As such, the number of characters reduced to four, arguably a more manageable than 14. Introducing that new location then meant I was able to introduce other characters who weren’t necessarily required to have been in the previous installments.

The third part hasn’t made nearly as big a splash on the website as its two predecessors. I’ve nonetheless planned for a series of six or seven short stories because I really need to write this tale, almost regardless of the reaction.

I’m now considering releasing them as one collection, which will give me even more opportunity to make the continuity seamless rather than retrospective.

The Double Act

One style that’s common to all genres is the double-act. From comedy to fantasy to police dramas, having two main characters is a powerful tool for increasing the tension and driving forward the plot.

One type of double-act takes two characters who are fundamentally different and observes what happens between them. In the 1987 film Lethal Weapon, the veteran Murtagh sees the world very differently from the trigger-happy Riggs, and they often fall out over each other’s actions.

However, a double-act doesn’t necessarily need to argue all the time.
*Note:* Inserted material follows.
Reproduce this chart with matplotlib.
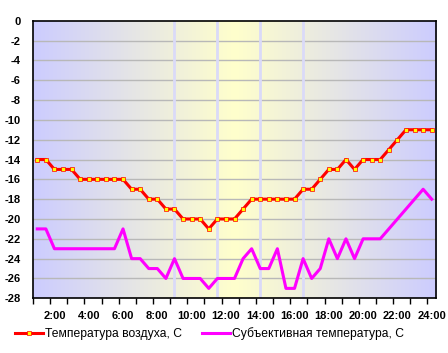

In Good Omens, Aziraphale and Crowley represent good and evil respectively, but they have a longstanding agreement to let the other do his job without interference. I find it interesting that the novel was written by a duo, but because Neil Gaiman and Terry Pratchett write in a similar style, I think that accounts for the consistent quality of the writing.

But even a duo needs support from time to time, and that’s where a supporting character can be useful.

In the Channel 4 comedy Peep Show, the duo comprises the serious Mark and the laid-back Jez. Two of their constant supports are Mark’s love interest Sophie and Jez’s acquaintance Super-Hans. Their actions can affect the two main characters, and drive forward the plot, in ways that wouldn’t have happened otherwise.

Unpicking Suits

Over Christmas and New Year, I had the chance to catch up on legal drama Suits up to and including season 7.

So far, it’s been an engaging watch, and I think that’s down to the strong writing. The characters are motivated by what they want, whether that’s money, power, or – especially in the case of Louis Litt – petty one-upmanship.

It’s also clear that the writers have lived the experience of being a lawyer rather than simply researched it. In that sense, it has a similar feel to The West Wing. But the writing does have some flaws.

It is reasonable that characters will think in a similar way because they work in the same field, but they often express themselves with identical turns of phrase, sometimes down to swearing in the same manner.

The other piece of dialogue that often appears is: ‘What are you talking about?’ Used sparingly, this allows a character to explain the point in a different way and allow the viewer to understand it more clearly. In Suits, however, it’s used as a crutch.

That said, I’m still looking forward to season 8, whenever I have a chance to watch it.